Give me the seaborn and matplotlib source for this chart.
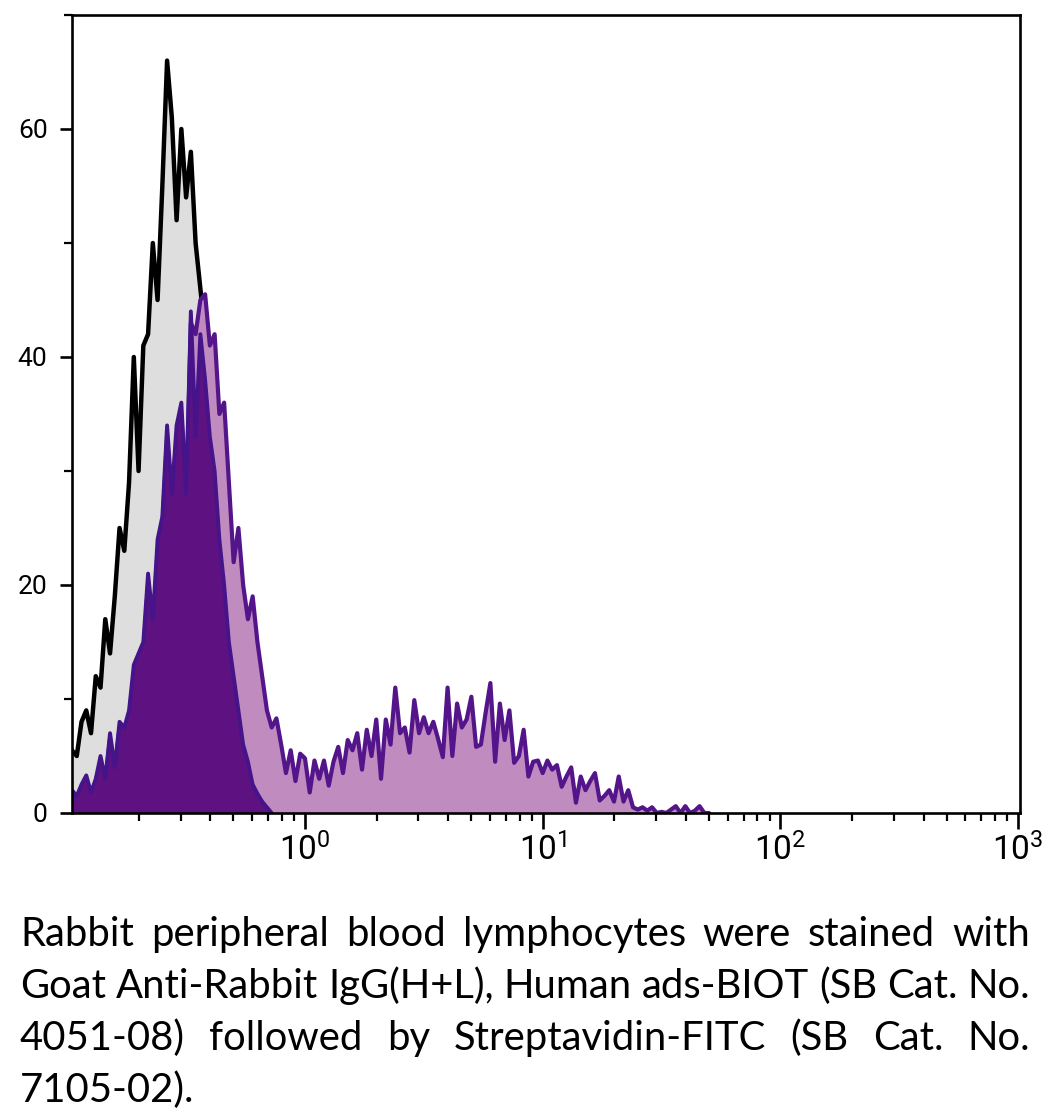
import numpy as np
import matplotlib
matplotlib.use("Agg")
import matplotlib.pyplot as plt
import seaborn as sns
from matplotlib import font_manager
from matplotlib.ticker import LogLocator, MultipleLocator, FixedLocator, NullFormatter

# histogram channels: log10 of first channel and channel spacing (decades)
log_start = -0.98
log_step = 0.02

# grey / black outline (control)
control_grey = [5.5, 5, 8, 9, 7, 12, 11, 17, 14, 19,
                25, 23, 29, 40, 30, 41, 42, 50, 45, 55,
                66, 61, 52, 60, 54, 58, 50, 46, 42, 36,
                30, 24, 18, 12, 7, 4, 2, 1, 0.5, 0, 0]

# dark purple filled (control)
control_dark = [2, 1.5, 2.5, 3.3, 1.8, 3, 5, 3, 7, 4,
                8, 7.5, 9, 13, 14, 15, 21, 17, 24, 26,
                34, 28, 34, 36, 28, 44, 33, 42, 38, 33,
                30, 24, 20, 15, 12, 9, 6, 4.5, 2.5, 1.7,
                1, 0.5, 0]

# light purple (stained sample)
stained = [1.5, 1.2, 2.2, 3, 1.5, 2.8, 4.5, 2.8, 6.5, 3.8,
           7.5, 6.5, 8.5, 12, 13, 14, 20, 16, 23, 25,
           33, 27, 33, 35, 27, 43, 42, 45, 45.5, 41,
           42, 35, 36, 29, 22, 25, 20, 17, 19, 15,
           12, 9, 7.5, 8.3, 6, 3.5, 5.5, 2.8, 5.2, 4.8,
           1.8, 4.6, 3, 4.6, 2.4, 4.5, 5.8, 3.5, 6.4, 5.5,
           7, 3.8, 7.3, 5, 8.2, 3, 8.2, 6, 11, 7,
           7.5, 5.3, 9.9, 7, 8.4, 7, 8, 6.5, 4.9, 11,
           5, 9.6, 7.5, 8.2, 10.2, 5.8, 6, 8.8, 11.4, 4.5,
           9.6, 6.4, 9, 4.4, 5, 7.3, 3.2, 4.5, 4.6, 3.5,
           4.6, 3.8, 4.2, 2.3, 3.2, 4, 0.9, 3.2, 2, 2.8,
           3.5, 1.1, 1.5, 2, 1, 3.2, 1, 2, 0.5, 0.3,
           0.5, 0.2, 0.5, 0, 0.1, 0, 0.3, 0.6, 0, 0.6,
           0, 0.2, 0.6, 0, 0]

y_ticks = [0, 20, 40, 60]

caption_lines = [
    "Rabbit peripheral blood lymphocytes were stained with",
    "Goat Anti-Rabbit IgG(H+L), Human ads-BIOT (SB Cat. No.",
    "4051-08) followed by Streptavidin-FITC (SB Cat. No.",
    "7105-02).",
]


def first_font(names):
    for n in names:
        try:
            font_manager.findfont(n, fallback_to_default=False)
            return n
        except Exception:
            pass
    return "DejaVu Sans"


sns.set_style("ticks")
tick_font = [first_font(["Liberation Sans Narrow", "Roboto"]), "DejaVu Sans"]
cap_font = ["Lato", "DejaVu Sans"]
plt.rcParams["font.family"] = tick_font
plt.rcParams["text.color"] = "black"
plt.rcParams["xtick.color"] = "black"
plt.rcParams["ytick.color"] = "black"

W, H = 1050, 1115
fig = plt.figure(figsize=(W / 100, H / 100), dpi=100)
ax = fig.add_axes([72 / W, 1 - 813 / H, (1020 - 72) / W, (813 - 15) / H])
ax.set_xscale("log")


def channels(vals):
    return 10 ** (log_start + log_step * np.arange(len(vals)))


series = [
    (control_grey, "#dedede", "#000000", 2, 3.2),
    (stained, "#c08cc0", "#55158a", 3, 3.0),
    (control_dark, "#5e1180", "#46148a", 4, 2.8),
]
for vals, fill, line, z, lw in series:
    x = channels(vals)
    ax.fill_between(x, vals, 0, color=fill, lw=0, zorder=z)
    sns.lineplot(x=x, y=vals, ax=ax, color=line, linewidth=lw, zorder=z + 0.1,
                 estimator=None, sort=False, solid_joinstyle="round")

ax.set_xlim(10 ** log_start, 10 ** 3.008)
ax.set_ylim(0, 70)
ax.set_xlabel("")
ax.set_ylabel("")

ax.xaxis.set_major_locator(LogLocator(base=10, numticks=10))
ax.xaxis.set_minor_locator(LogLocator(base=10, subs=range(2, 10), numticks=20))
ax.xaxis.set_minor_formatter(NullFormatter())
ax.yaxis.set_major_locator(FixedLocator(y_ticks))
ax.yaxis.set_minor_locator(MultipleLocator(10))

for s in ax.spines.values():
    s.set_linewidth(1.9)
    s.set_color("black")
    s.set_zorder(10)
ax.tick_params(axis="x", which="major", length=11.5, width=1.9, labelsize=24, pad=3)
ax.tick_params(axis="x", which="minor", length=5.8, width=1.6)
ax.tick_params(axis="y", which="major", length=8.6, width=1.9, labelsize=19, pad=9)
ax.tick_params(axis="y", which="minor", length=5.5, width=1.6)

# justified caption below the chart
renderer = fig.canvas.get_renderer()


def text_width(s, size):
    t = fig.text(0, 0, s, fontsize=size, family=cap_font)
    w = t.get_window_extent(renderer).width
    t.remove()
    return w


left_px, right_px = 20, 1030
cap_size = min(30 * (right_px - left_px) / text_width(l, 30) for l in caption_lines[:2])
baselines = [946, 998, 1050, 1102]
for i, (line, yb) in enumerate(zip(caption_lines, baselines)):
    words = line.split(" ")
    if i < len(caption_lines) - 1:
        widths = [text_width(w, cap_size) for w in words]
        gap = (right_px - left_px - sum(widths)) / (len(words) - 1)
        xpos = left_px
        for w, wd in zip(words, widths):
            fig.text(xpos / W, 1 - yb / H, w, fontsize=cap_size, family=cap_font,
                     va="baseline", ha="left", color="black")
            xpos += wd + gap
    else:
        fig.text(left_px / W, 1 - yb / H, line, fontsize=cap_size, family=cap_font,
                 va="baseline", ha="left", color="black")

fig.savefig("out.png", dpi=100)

----

Aim of the task = Starting at the top of the listing above, please restate word for word each line up to and including the one that holds "30, 24, 18, 12, 7, 4, 2, 1, 0.5, 0, 0]", omitting every image.

Result of the task =
Give me the seaborn and matplotlib source for this chart.
import numpy as np
import matplotlib
matplotlib.use("Agg")
import matplotlib.pyplot as plt
import seaborn as sns
from matplotlib import font_manager
from matplotlib.ticker import LogLocator, MultipleLocator, FixedLocator, NullFormatter

# histogram channels: log10 of first channel and channel spacing (decades)
log_start = -0.98
log_step = 0.02

# grey / black outline (control)
control_grey = [5.5, 5, 8, 9, 7, 12, 11, 17, 14, 19,
                25, 23, 29, 40, 30, 41, 42, 50, 45, 55,
                66, 61, 52, 60, 54, 58, 50, 46, 42, 36,
                30, 24, 18, 12, 7, 4, 2, 1, 0.5, 0, 0]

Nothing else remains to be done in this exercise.